The result for the year to the end of August compares with a net profit after tax in the previous year of $31.4 million which included a net gain of $17.7 million from a non-recurring item.
Total operating revenue fell 9 per cent to $1.85 billion from $2.03 billion, the company said today.
Along with the strength of the NZ dollar, PPCS said it was also affected by global pressure on the returns on a wide range of PPCS export products.
PPCS chairman Reese Hart said that despite unsatisfactory profitability for the year, the underlying financial position of PPCS was sound and improving and all other key PPCS financial indicators showed a positive trend.
The past year would go down as a difficult one for both PPCS and the wider meat industry, he said.
Through the main procurement and sales period between September 2006 and July 2007, the NZ dollar appreciated 18 per cent against the euro and 28 per cent against the US dollar.
That represented a change in lamb revenues of up to $14 per lamb, Mr Hart said.
"The result was also impacted by fixed cost structures in processing capacity that were not aligned to the current livestock supply profile and the impact of a depreciating market on the company's historic inventory levels."
A year-end rebate would not be paid for the period from January 1 to August 31 given the company's current profitability.
The strategy for 2008 was to "right-size" the business so it was aligned to the current national livestock supply profile and the company's marketing requirements.
PPCS would also be changing the current industry model of supply commitment on a week-by-week basis towards the longer horizon needed for marketing products internationally.
PPCS would look to increase its higher value chilled business by 7.5 per cent in the coming year, Mr Hart said.
"PPCS will also place particular focus on measures to improve lamb returns including enhancing our Silver Fern branding programme and developing new concepts in retail-ready portion-controlled packs.

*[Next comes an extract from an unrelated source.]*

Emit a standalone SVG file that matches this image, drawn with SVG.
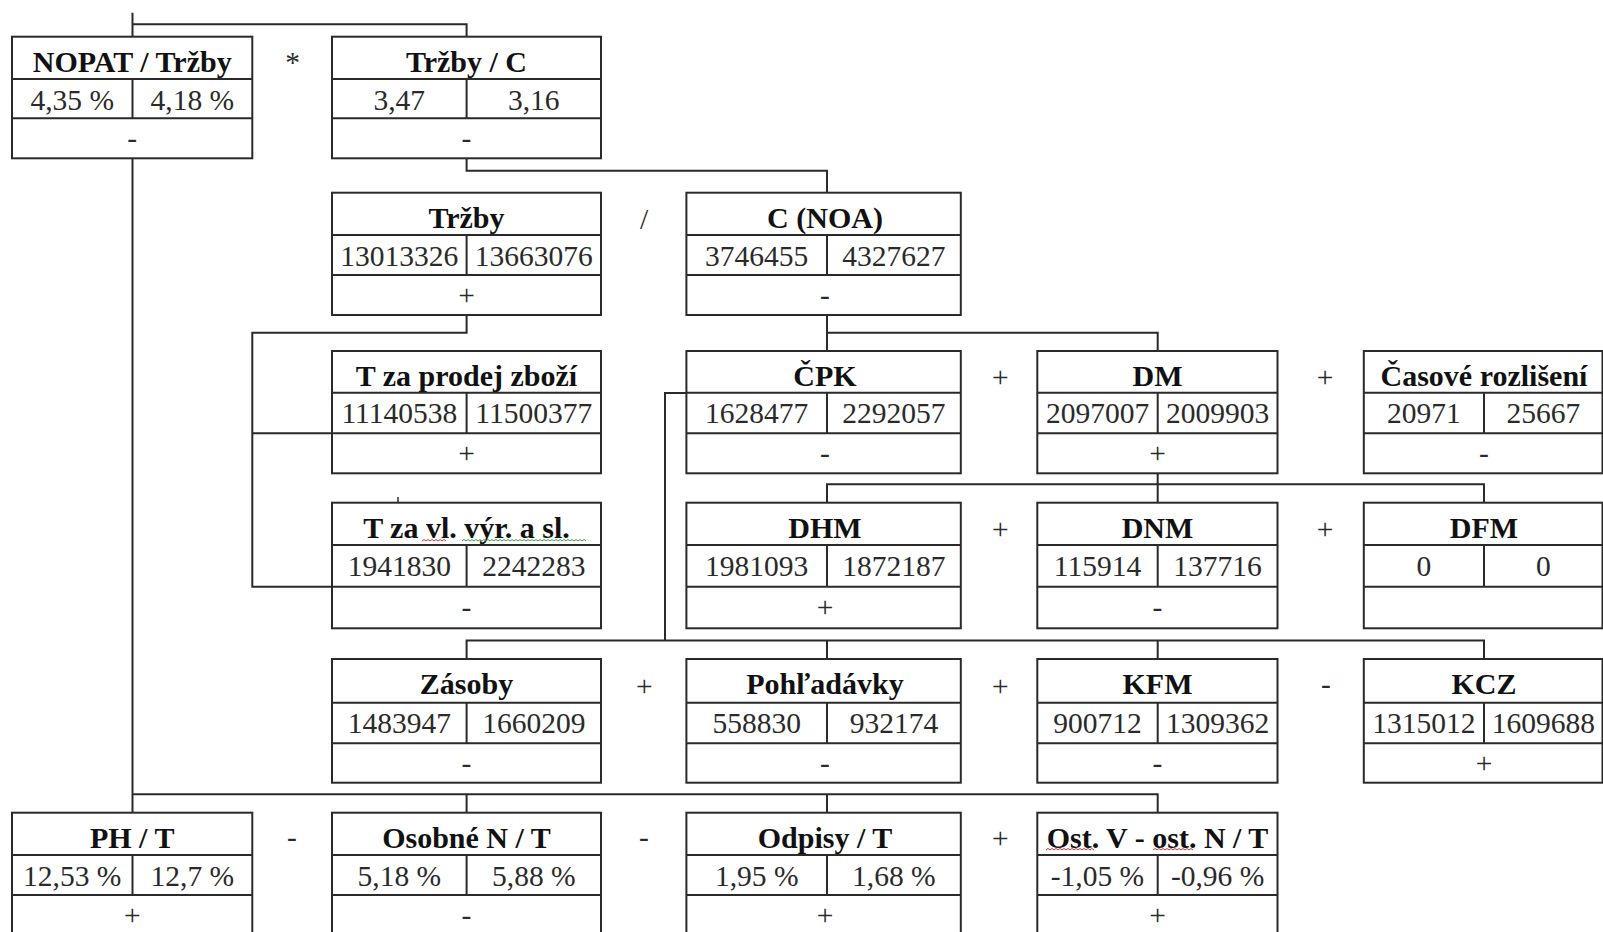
<svg xmlns="http://www.w3.org/2000/svg" width="1603" height="932" viewBox="0 0 1603 932">
<style>
.box{fill:#fff;stroke:#2a2a2a;stroke-width:2}
.ln{fill:none;stroke:#2a2a2a;stroke-width:2}
.t{font-family:"Liberation Serif","Times New Roman",serif;font-weight:bold;font-size:30px;text-anchor:middle;fill:#111}
.v{font-family:"Liberation Serif","Times New Roman",serif;font-size:29.5px;text-anchor:middle;fill:#2a2a2a}
.sqr{fill:none;stroke:#e03030;stroke-width:1}
.sqg{fill:none;stroke:#40a040;stroke-width:1}
</style>
<rect width="1603" height="932" fill="#fff"/>
<g id="connectors" class="ln">
<path d="M132.5 12.7V36.7M132.5 24.3H466.6V36.7"/>
<path d="M466.6 158.3V170.7H827V192.7"/>
<path d="M466.6 315V332.7H252.3V586.7H332M252.3 433.3H332"/>
<path d="M827 315V351M827 332.7H1157.7V351"/>
<path d="M686.4 393H665V640.5M466.6 659V640.5H1484V659M827 640.5V659M1157.7 640.5V659"/>
<path d="M1157.7 473.3V502.7M827 502.7V484.3H1484V502.7"/>
<path d="M132.5 158.3V794.3H1157.7V812.7M132.5 794.3V812.7M466.6 794.3V812.7M827 794.3V812.7"/>
<path d="M398 497V502.7" stroke-width="1.5"/>
</g>
<g id="operators" class="v">
<text x="292.6" y="72">*</text>
<text x="644" y="229">/</text>
<text x="1000.4" y="387">+</text>
<text x="1325" y="387">+</text>
<text x="1000.4" y="538.5">+</text>
<text x="1325" y="538.5">+</text>
<text x="644.3" y="695.5">+</text>
<text x="1000.4" y="695.5">+</text>
<text x="1326" y="694">-</text>
<text x="292" y="847">-</text>
<text x="644" y="847">-</text>
<text x="1000.4" y="848">+</text>
</g>

<g id="n-nopat-trzby">
<rect class="box" x="12" y="36.7" width="240.3" height="121.6"/>
<path class="ln" d="M12 79H252.3M12 118.3H252.3M132.5 79V118.3"/>
<text class="t" x="132.2" y="71.7">NOPAT / Tržby</text>
<text class="v" x="72.2" y="109.5">4,35 %</text>
<text class="v" x="192.4" y="109.5">4,18 %</text>
<text class="v" x="132.2" y="148.3">-</text>
</g>
<g id="n-trzby-c">
<rect class="box" x="332" y="36.7" width="269" height="121.6"/>
<path class="ln" d="M332 79H601M332 118.3H601M466.6 79V118.3"/>
<text class="t" x="466.5" y="71.7">Tržby / C</text>
<text class="v" x="399.3" y="109.5">3,47</text>
<text class="v" x="533.8" y="109.5">3,16</text>
<text class="v" x="466.5" y="148.3">-</text>
</g>

<g id="n-trzby">
<rect class="box" x="332" y="192.7" width="269" height="122.3"/>
<path class="ln" d="M332 235H601M332 275H601M466.6 235V275"/>
<text class="t" x="466.5" y="227.7">Tržby</text>
<text class="v" x="399.3" y="265.5">13013326</text>
<text class="v" x="533.8" y="265.5">13663076</text>
<text class="v" x="466.5" y="305">+</text>
</g>
<g id="n-c-noa">
<rect class="box" x="686.4" y="192.7" width="274.4" height="122.3"/>
<path class="ln" d="M686.4 235H960.8M686.4 275H960.8M827 235V275"/>
<text class="t" x="825" y="227.7">C (NOA)</text>
<text class="v" x="756.7" y="265.5">3746455</text>
<text class="v" x="893.9" y="265.5">4327627</text>
<text class="v" x="825" y="305">-</text>
</g>

<g id="n-t-zbozi">
<rect class="box" x="332" y="351" width="269" height="122.3"/>
<path class="ln" d="M332 392.7H601M332 433.3H601M466.6 392.7V433.3"/>
<text class="t" x="466.5" y="386">T za prodej zboží</text>
<text class="v" x="399.3" y="423.2">11140538</text>
<text class="v" x="533.8" y="423.2">11500377</text>
<text class="v" x="466.5" y="463.3">+</text>
</g>
<g id="n-cpk">
<rect class="box" x="686.4" y="351" width="274.4" height="122.3"/>
<path class="ln" d="M686.4 392.7H960.8M686.4 433.3H960.8M827 392.7V433.3"/>
<text class="t" x="825" y="386">ČPK</text>
<text class="v" x="756.7" y="423.2">1628477</text>
<text class="v" x="893.9" y="423.2">2292057</text>
<text class="v" x="825" y="463.3">-</text>
</g>
<g id="n-dm">
<rect class="box" x="1037.3" y="351" width="240.2" height="122.3"/>
<path class="ln" d="M1037.3 392.7H1277.5M1037.3 433.3H1277.5M1157.7 392.7V433.3"/>
<text class="t" x="1157.5" y="386">DM</text>
<text class="v" x="1097.5" y="423.2">2097007</text>
<text class="v" x="1217.6" y="423.2">2009903</text>
<text class="v" x="1157.5" y="463.3">+</text>
</g>
<g id="n-casove">
<rect class="box" x="1363.8" y="351" width="238.7" height="122.3"/>
<path class="ln" d="M1363.8 392.7H1602.5M1363.8 433.3H1602.5M1484 392.7V433.3"/>
<text class="t" x="1484" y="386">Časové rozlišení</text>
<text class="v" x="1423.9" y="423.2">20971</text>
<text class="v" x="1543.3" y="423.2">25667</text>
<text class="v" x="1484" y="463.3">-</text>
</g>

<g id="n-t-vyr">
<rect class="box" x="332" y="502.7" width="269" height="125.6"/>
<path class="ln" d="M332 545H601M332 586.7H601M466.6 545V586.7"/>
<text class="t" x="466.5" y="537.7">T za vl. výr. a sl.</text>
<path class="sqr" d="M422 541l2 -1.5l2 1.5l2 -1.5l2 1.5l2 -1.5l2 1.5l2 -1.5l2 1.5l2 -1.5l2 1.5l2 -1.5l2 1.5"/>
<path class="sqg" d="M462 541l2 -1.5l2 1.5l2 -1.5l2 1.5l2 -1.5l2 1.5l2 -1.5l2 1.5l2 -1.5l2 1.5l2 -1.5l2 1.5l2 -1.5l2 1.5l2 -1.5l2 1.5l2 -1.5l2 1.5l2 -1.5l2 1.5l2 -1.5l2 1.5l2 -1.5l2 1.5l2 -1.5l2 1.5l2 -1.5l2 1.5l2 -1.5l2 1.5l2 -1.5l2 1.5l2 -1.5l2 1.5l2 -1.5l2 1.5l2 -1.5l2 1.5l2 -1.5l2 1.5l2 -1.5l2 1.5l2 -1.5l2 1.5l2 -1.5l2 1.5l2 -1.5l2 1.5l2 -1.5l2 1.5l2 -1.5l2 1.5l2 -1.5l2 1.5l2 -1.5l2 1.5l2 -1.5l2 1.5l2 -1.5l2 1.5l2 -1.5l2 1.5"/>
<text class="v" x="399.3" y="575.5">1941830</text>
<text class="v" x="533.8" y="575.5">2242283</text>
<text class="v" x="466.5" y="616.7">-</text>
</g>
<g id="n-dhm">
<rect class="box" x="686.4" y="502.7" width="274.4" height="125.6"/>
<path class="ln" d="M686.4 545H960.8M686.4 586.7H960.8M827 545V586.7"/>
<text class="t" x="825" y="537.7">DHM</text>
<text class="v" x="756.7" y="575.5">1981093</text>
<text class="v" x="893.9" y="575.5">1872187</text>
<text class="v" x="825" y="616.7">+</text>
</g>
<g id="n-dnm">
<rect class="box" x="1037.3" y="502.7" width="240.2" height="125.6"/>
<path class="ln" d="M1037.3 545H1277.5M1037.3 586.7H1277.5M1157.7 545V586.7"/>
<text class="t" x="1157.5" y="537.7">DNM</text>
<text class="v" x="1097.5" y="575.5">115914</text>
<text class="v" x="1217.6" y="575.5">137716</text>
<text class="v" x="1157.5" y="616.7">-</text>
</g>
<g id="n-dfm">
<rect class="box" x="1363.8" y="502.7" width="238.7" height="125.6"/>
<path class="ln" d="M1363.8 545H1602.5M1363.8 586.7H1602.5M1484 545V586.7"/>
<text class="t" x="1484" y="537.7">DFM</text>
<text class="v" x="1423.9" y="575.5">0</text>
<text class="v" x="1543.3" y="575.5">0</text>
</g>

<g id="n-zasoby">
<rect class="box" x="332" y="659" width="269" height="123.7"/>
<path class="ln" d="M332 702.7H601M332 743.3H601M466.6 702.7V743.3"/>
<text class="t" x="466.5" y="694">Zásoby</text>
<text class="v" x="399.3" y="733.2">1483947</text>
<text class="v" x="533.8" y="733.2">1660209</text>
<text class="v" x="466.5" y="773.3">-</text>
</g>
<g id="n-pohladavky">
<rect class="box" x="686.4" y="659" width="274.4" height="123.7"/>
<path class="ln" d="M686.4 702.7H960.8M686.4 743.3H960.8M827 702.7V743.3"/>
<text class="t" x="825" y="694">Pohľadávky</text>
<text class="v" x="756.7" y="733.2">558830</text>
<text class="v" x="893.9" y="733.2">932174</text>
<text class="v" x="825" y="773.3">-</text>
</g>
<g id="n-kfm">
<rect class="box" x="1037.3" y="659" width="240.2" height="123.7"/>
<path class="ln" d="M1037.3 702.7H1277.5M1037.3 743.3H1277.5M1157.7 702.7V743.3"/>
<text class="t" x="1157.5" y="694">KFM</text>
<text class="v" x="1097.5" y="733.2">900712</text>
<text class="v" x="1217.6" y="733.2">1309362</text>
<text class="v" x="1157.5" y="773.3">-</text>
</g>
<g id="n-kcz">
<rect class="box" x="1363.8" y="659" width="238.7" height="123.7"/>
<path class="ln" d="M1363.8 702.7H1602.5M1363.8 743.3H1602.5M1484 702.7V743.3"/>
<text class="t" x="1484" y="694">KCZ</text>
<text class="v" x="1423.9" y="733.2">1315012</text>
<text class="v" x="1543.3" y="733.2">1609688</text>
<text class="v" x="1484" y="773.3">+</text>
</g>

<g id="n-ph-t">
<rect class="box" x="12" y="812.7" width="240.3" height="124"/>
<path class="ln" d="M12 855H252.3M12 895H252.3M132.5 855V895"/>
<text class="t" x="132.2" y="847.7">PH / T</text>
<text class="v" x="72.2" y="885.5">12,53 %</text>
<text class="v" x="192.4" y="885.5">12,7 %</text>
<text class="v" x="132.2" y="925">+</text>
</g>
<g id="n-osobne">
<rect class="box" x="332" y="812.7" width="269" height="124"/>
<path class="ln" d="M332 855H601M332 895H601M466.6 855V895"/>
<text class="t" x="466.5" y="847.7">Osobné N / T</text>
<text class="v" x="399.3" y="885.5">5,18 %</text>
<text class="v" x="533.8" y="885.5">5,88 %</text>
<text class="v" x="466.5" y="925">-</text>
</g>
<g id="n-odpisy">
<rect class="box" x="686.4" y="812.7" width="274.4" height="124"/>
<path class="ln" d="M686.4 855H960.8M686.4 895H960.8M827 855V895"/>
<text class="t" x="825" y="847.7">Odpisy / T</text>
<text class="v" x="756.7" y="885.5">1,95 %</text>
<text class="v" x="893.9" y="885.5">1,68 %</text>
<text class="v" x="825" y="925">+</text>
</g>
<g id="n-ost">
<rect class="box" x="1037.3" y="812.7" width="240.2" height="124"/>
<path class="ln" d="M1037.3 855H1277.5M1037.3 895H1277.5M1157.7 855V895"/>
<text class="t" x="1157.5" y="847.7">Ost. V - ost. N / T</text>
<path class="sqr" d="M1046 850l2 -1.5l2 1.5l2 -1.5l2 1.5l2 -1.5l2 1.5l2 -1.5l2 1.5l2 -1.5l2 1.5l2 -1.5l2 1.5l2 -1.5l2 1.5l2 -1.5l2 1.5l2 -1.5l2 1.5l2 -1.5l2 1.5l2 -1.5l2 1.5l2 -1.5l2 1.5"/>
<path class="sqr" d="M1153 850l2 -1.5l2 1.5l2 -1.5l2 1.5l2 -1.5l2 1.5l2 -1.5l2 1.5l2 -1.5l2 1.5l2 -1.5l2 1.5l2 -1.5l2 1.5l2 -1.5l2 1.5l2 -1.5l2 1.5l2 -1.5l2 1.5"/>
<text class="v" x="1097.5" y="885.5">-1,05 %</text>
<text class="v" x="1217.6" y="885.5">-0,96 %</text>
<text class="v" x="1157.5" y="925">+</text>
</g>
</svg>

"These consumer-ready items will be based on cuts from lamb legs that in time will see greater demand for heavier lambs, enhancing farmer returns per lamb."
The PPCS board has a clear strategy and commitment to return the company to its traditional profitability during the next two years, he said.
"In the coming 12 months, PPCS will make further substantive change to the business with the objective of delivering a much improved business model and an improved balance sheet."
In the latest year earnings before interest, tax, depreciation and amortisation (ebitda) were $13.3m, compared to $75.8m the year earlier.
Earnings before interest and tax (ebit) were down to a deficit of $15.1m from a $43.7m surplus the year before.
PPCS, which owns 25 processing plants and employs about 9000 staff in the peak of the processing season, is a fully farmer-owned co-operative.